Corentin le Clezio

Personal information
- Nationality: French
- Born: 24 September 1999 (age 26)

Sport
- Sport: Athletics
- Event: Middle distance running

Achievements and titles
- Personal best: 800m: 1:43.80 (2026)

Medal record
Men's athletics
Representing France
Summer World University Games
| Silver medal – second place | 2021 Chengdu | 800 m |

= Corentin Le Clezio =

French athlete (born 1999)

Corentin Le Clezio (born 24 September 1999) is a French middle distance runner. He competed over 800 metres at the 2024 Paris Olympics.

==Early life==

He is from Beauvais in the Oise département, in the Hauts-de-France region. He also spent time in his childhood in Saint-Caradec in Brittany. He was a keen handball player in his youth and only
took up athletics in 2017. He was educated in Cergy-Pontoise. He graduated with a master’s degree in sports management and in training and optimization of sports performance, in 2023.

==Career==
He had a world ranking of 600 for the 800 metres in 2022. In July 2023, whilst competing for Cergy-Pontoise athletics club, he improved his personal best for the 800 metres to 1:45.61 at the MNEL (Meeting National de l'Est Lyonnais). This was a three-second improvement from his previous best of 1:48.91. Following this, he hired Vincent Guyot as his coach with the aim to qualify for the upcoming Olympic Games, held in his native France. He was a silver medalist over 800 metres at the delayed 2021 Summer World University Games in Chengdu, China, in August 2023.

He met the minimum Olympic standard whilst running in Vienna on 22 June 2024, running 1:44.25. He finished third at the French Athletics Championships in Angers in June 2024. He competed in the 800 metres race at the 2024 Paris Olympics, placing fourth in his qualifying heat. He then finished third in his heat in the repechage round, but did not qualify for the semi-finals.

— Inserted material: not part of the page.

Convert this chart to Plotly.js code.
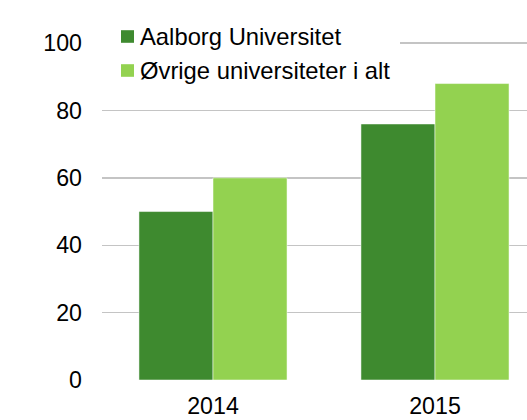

He was selected for the 2025 European Athletics Indoor Championships in Appeldoorn, but did not reach the semi-finals of the 800 metres. In August 2025, he was runner-up to Yanis Meziane over 800 metres at the 2025 French Athletics Championships.

In Metz in February 2026, he ran an indoors personal best of 1:45.87 for the 800 metres. The time also met the automatic qualifying standard for the 2026 World Indoor Championships. He placed second in the 800 metres at the 2026 French Indoor Athletics Championships. He competed in the 800 m at the 2026 World Athletics Indoor Championships in Toruń, Poland in March 2026. On 25 July 2026, he placed fourth in the 800 metres at the 2026 French Championships. In August, he competed at the 2026 European Athletics Championships in Birmingham, England, in the 800 metres, reaching the final and placing seventh overall having improved his personal best to 1:43.80 in the semi-final.